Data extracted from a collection
((

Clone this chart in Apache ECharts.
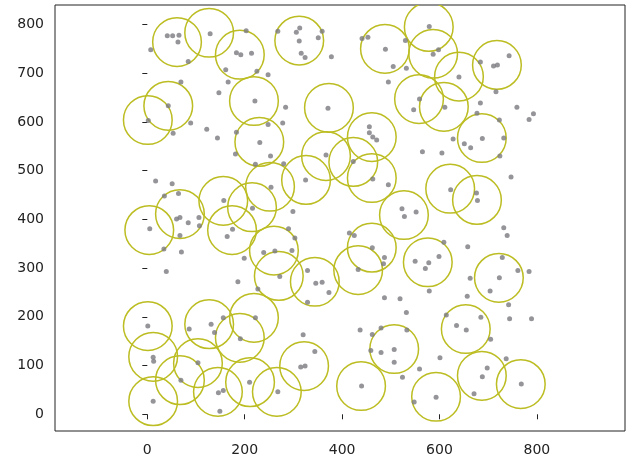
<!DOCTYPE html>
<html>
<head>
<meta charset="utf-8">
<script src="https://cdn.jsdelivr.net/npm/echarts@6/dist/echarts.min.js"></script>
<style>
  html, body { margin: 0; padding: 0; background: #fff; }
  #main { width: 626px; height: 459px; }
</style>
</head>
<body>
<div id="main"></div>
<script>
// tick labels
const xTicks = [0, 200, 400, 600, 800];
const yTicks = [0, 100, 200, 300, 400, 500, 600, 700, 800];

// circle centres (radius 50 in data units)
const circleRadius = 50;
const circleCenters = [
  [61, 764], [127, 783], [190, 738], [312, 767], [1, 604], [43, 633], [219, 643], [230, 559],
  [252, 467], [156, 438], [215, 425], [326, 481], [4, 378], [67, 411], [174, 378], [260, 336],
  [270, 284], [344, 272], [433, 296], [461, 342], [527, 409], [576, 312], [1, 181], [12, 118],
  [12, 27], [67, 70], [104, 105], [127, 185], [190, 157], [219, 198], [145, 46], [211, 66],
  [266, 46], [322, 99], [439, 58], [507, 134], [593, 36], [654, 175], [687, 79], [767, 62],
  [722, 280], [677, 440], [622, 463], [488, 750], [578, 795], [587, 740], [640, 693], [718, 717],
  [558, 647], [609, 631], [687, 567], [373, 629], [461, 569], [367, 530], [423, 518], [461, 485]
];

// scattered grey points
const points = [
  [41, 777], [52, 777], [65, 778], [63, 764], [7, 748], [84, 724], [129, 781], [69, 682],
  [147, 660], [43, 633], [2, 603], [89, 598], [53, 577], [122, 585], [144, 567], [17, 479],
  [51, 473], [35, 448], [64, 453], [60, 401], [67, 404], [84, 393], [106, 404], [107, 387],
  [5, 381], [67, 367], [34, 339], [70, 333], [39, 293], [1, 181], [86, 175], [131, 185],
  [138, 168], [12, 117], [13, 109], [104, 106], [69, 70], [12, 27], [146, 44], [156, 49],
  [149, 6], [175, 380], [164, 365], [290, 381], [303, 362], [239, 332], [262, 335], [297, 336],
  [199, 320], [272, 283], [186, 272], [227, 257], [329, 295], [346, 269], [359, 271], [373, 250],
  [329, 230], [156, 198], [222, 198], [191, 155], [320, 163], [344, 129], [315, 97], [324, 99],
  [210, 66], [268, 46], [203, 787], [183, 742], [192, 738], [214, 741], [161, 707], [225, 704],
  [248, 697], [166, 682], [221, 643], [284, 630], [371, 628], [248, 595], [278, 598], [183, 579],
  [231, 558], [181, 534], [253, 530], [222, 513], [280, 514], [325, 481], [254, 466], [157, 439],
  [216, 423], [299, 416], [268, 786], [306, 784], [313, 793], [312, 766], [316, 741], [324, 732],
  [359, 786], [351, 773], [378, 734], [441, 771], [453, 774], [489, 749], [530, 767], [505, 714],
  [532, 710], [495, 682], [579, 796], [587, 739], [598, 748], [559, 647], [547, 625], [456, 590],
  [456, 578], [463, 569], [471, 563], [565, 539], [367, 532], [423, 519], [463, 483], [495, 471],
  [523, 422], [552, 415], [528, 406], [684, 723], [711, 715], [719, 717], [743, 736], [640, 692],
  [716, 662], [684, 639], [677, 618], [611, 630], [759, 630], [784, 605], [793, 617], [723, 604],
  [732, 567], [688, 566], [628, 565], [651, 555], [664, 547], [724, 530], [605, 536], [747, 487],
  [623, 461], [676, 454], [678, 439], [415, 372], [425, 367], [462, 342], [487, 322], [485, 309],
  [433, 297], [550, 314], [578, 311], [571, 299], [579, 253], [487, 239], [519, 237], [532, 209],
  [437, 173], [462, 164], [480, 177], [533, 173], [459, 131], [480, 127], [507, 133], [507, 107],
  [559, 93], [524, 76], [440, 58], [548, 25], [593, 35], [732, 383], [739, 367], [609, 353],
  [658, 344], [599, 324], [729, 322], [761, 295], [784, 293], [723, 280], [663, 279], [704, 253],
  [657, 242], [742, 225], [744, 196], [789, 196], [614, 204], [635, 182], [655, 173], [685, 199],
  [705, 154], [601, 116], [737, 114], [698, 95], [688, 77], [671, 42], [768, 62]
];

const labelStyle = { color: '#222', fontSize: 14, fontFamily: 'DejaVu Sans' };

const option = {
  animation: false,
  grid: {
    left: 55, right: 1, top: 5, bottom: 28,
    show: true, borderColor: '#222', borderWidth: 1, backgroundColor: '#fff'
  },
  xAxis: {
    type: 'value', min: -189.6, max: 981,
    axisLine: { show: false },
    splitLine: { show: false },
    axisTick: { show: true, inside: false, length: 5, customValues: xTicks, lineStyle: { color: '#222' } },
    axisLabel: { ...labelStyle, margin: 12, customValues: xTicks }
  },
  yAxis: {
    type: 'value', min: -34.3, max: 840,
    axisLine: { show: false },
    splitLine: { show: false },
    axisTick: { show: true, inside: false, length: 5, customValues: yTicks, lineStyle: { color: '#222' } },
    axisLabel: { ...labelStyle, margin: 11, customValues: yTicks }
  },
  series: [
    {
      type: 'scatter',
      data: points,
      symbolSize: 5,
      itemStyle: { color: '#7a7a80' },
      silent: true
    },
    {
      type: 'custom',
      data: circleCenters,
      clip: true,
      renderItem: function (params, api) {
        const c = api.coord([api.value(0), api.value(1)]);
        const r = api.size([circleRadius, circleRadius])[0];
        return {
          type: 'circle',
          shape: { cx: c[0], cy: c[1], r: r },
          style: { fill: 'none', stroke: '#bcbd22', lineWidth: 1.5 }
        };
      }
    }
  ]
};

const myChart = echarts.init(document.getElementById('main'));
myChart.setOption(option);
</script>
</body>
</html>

))
((

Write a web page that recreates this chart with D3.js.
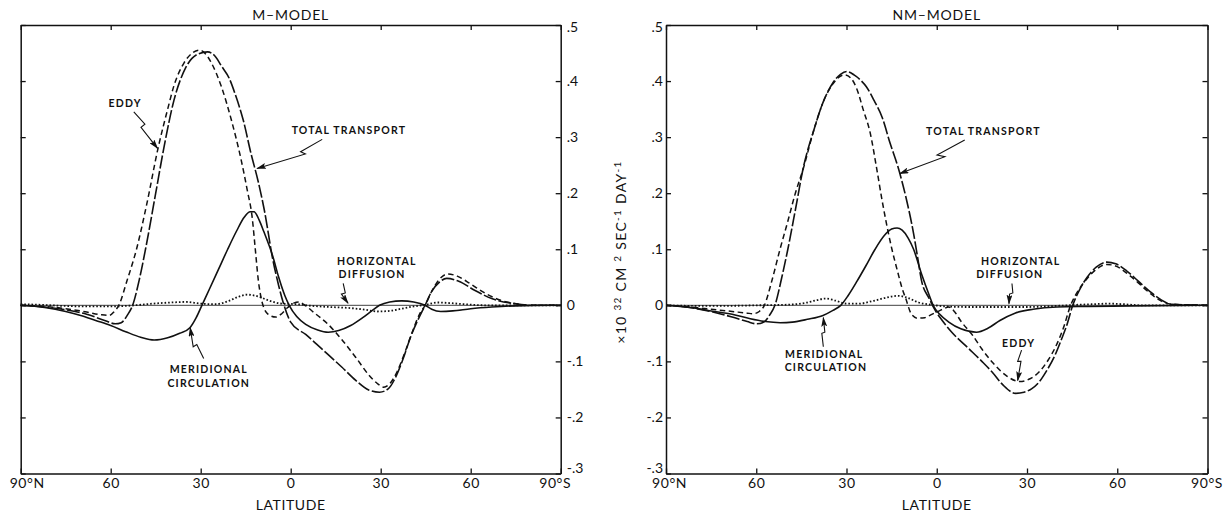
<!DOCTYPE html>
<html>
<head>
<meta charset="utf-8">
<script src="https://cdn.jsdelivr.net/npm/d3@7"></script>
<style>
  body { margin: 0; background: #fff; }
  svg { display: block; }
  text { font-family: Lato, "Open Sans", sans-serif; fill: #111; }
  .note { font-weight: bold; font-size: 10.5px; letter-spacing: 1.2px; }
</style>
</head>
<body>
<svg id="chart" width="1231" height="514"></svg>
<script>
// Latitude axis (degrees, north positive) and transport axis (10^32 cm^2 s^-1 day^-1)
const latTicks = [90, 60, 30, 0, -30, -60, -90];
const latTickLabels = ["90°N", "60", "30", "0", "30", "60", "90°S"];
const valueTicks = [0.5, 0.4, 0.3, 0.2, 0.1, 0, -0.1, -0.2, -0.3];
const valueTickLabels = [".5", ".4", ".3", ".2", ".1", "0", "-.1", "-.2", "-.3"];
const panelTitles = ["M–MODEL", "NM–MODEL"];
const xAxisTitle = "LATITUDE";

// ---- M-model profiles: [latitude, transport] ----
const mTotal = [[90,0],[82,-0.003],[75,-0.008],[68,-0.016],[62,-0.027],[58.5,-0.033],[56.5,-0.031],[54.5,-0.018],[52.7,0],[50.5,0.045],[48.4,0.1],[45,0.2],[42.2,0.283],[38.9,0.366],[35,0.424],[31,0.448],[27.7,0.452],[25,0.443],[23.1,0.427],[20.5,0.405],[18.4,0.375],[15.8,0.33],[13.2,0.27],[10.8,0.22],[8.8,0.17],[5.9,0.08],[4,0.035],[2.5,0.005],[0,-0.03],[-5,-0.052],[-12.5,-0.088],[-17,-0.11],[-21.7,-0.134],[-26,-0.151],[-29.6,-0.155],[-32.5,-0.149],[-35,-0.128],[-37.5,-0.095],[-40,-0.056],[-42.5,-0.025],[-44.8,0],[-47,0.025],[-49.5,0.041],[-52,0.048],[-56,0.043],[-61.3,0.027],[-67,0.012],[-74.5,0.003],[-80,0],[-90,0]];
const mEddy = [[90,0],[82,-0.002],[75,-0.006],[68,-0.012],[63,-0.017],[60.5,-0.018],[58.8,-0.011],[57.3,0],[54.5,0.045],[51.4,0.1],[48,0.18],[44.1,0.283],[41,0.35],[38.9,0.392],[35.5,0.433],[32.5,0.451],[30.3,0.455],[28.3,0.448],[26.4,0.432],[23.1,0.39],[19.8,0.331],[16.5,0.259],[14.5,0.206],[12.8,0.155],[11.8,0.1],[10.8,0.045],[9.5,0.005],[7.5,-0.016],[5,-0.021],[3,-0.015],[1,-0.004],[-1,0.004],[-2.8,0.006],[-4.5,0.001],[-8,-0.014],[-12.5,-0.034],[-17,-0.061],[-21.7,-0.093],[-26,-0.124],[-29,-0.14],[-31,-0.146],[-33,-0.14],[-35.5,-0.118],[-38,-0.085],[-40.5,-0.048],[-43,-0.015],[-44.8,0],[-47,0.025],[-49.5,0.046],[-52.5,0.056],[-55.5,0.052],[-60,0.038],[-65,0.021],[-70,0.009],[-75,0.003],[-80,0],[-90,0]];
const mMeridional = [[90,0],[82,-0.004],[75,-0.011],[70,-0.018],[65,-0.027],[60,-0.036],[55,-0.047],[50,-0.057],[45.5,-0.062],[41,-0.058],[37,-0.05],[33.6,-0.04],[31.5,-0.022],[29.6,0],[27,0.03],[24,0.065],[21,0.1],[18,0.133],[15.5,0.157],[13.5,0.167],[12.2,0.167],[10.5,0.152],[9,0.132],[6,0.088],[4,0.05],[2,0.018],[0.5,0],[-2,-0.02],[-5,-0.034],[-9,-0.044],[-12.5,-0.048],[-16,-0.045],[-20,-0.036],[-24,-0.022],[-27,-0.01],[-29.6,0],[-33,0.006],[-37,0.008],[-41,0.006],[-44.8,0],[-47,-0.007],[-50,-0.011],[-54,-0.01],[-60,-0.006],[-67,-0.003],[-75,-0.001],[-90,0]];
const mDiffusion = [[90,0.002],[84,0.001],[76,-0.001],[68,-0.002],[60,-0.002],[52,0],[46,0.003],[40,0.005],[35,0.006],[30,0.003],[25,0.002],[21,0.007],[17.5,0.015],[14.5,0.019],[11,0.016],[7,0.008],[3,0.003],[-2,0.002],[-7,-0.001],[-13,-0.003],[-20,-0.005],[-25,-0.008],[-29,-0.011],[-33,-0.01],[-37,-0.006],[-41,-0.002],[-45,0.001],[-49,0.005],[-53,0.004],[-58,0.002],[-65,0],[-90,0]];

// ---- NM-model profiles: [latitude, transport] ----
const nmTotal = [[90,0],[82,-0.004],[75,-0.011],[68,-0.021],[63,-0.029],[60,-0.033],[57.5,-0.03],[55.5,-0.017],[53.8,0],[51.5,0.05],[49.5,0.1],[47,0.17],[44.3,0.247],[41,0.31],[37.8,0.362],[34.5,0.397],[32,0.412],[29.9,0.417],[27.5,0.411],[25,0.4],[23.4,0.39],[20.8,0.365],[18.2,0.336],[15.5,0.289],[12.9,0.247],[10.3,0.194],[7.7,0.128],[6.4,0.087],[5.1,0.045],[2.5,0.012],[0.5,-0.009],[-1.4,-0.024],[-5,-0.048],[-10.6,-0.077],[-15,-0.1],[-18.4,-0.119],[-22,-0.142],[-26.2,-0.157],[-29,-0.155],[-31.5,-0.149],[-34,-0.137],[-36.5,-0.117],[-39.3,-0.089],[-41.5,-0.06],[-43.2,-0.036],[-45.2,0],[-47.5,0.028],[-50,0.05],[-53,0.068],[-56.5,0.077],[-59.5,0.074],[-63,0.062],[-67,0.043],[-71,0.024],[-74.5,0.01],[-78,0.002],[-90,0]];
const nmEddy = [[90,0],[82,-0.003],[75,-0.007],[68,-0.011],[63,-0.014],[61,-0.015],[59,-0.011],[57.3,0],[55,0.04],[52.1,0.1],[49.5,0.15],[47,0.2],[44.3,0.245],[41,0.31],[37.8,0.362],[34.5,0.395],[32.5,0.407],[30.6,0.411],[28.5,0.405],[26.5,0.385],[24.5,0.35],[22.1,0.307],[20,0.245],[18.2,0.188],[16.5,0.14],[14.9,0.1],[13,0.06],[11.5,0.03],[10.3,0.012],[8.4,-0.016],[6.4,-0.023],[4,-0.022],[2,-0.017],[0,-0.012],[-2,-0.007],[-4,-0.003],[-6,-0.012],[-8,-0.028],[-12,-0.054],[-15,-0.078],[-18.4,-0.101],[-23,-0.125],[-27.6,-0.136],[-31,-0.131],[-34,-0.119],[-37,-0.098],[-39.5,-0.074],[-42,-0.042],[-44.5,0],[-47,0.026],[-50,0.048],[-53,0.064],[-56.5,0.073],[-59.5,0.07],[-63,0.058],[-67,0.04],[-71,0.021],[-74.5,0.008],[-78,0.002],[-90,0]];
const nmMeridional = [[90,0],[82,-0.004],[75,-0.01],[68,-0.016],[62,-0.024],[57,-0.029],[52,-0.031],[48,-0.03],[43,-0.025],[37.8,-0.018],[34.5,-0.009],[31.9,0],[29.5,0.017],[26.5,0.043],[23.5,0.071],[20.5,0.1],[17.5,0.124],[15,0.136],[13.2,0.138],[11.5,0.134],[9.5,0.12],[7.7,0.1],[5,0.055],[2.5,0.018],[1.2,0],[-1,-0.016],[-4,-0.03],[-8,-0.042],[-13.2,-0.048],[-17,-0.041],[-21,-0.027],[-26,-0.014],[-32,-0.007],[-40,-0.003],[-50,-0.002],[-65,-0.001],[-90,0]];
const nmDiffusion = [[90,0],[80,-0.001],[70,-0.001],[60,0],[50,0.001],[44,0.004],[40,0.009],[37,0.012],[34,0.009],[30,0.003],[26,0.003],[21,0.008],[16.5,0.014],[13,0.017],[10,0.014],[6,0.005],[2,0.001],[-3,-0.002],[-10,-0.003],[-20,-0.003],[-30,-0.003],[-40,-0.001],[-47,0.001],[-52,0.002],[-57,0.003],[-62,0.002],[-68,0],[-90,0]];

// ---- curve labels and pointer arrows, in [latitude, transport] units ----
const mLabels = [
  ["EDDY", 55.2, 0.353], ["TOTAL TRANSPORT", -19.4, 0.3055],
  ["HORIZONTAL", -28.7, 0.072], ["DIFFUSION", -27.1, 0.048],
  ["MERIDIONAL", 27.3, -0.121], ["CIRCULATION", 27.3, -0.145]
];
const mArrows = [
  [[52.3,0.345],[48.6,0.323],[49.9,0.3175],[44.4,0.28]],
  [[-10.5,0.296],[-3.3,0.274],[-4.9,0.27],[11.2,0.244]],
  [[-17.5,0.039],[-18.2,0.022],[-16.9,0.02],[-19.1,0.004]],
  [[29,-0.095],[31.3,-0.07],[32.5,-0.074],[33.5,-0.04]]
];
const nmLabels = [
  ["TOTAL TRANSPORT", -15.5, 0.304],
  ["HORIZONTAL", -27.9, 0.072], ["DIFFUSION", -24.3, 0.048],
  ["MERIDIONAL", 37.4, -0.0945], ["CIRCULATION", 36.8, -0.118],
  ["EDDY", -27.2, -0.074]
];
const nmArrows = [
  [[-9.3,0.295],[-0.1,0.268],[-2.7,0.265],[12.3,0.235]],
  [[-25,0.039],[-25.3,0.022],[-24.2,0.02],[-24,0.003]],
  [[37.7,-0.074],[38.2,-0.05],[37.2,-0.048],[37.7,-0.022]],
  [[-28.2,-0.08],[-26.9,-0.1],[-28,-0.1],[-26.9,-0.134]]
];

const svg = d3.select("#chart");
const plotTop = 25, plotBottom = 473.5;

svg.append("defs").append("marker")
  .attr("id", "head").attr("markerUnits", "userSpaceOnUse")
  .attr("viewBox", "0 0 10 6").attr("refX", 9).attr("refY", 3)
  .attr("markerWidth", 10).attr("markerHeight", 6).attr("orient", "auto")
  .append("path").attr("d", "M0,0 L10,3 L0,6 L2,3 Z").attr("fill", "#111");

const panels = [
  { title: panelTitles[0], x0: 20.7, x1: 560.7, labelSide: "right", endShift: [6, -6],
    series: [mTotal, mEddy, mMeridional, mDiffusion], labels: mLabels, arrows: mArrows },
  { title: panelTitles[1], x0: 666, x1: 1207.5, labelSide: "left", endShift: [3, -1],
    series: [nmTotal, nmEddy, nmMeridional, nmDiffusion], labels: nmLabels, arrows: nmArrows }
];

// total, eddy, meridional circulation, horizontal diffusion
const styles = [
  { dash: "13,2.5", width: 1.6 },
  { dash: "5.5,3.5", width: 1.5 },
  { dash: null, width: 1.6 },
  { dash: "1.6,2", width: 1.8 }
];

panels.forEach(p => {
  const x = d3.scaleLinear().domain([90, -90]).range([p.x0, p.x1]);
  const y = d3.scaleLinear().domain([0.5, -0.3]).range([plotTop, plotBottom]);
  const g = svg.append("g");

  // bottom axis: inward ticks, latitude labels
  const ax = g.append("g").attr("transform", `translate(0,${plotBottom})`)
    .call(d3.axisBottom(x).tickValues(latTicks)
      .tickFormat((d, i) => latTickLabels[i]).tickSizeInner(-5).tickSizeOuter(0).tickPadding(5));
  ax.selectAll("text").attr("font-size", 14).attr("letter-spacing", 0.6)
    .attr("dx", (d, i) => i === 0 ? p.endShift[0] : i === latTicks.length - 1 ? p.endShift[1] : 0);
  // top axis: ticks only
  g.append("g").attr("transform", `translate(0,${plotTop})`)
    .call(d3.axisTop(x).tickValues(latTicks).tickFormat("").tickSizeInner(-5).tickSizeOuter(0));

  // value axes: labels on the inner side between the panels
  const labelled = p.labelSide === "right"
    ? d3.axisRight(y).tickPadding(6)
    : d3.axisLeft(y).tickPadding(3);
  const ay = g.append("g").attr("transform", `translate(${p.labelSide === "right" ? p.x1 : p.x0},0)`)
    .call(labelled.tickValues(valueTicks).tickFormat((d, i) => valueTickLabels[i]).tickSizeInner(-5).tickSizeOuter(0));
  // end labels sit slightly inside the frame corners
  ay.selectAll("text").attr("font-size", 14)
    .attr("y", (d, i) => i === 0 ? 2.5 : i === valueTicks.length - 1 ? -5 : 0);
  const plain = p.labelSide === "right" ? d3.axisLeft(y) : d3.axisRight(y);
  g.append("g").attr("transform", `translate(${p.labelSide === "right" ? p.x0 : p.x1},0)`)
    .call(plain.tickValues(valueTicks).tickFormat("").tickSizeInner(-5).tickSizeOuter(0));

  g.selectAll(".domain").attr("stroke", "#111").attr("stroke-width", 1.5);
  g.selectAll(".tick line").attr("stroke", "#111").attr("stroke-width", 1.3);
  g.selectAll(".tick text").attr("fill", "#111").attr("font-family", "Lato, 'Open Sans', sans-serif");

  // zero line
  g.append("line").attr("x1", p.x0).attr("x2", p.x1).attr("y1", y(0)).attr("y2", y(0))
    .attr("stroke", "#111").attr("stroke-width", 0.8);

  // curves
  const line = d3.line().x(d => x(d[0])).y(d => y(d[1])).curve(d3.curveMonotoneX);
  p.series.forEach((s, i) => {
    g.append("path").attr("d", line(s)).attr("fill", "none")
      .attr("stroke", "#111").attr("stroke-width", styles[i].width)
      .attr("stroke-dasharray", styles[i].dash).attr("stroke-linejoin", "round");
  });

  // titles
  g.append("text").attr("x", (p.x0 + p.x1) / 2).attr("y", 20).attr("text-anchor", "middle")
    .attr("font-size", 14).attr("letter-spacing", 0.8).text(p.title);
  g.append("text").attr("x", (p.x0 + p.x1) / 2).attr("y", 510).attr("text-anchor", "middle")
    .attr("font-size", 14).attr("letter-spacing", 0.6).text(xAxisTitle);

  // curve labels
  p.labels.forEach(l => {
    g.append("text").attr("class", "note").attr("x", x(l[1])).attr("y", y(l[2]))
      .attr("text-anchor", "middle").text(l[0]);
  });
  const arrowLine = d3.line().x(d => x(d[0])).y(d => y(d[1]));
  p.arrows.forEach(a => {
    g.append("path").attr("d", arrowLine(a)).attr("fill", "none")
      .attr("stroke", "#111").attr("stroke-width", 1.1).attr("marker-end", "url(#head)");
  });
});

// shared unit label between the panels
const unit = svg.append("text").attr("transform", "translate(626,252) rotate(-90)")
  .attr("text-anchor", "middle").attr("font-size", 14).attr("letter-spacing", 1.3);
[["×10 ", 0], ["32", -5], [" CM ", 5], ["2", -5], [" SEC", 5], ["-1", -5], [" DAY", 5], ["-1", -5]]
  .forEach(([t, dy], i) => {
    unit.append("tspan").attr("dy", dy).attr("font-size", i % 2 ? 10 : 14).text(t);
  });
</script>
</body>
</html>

))

__Written instruction__. Which lines in the records above contain the string "this"? Copy each one.

__Response__.
Clone this chart in Apache ECharts.
Write a web page that recreates this chart with D3.js.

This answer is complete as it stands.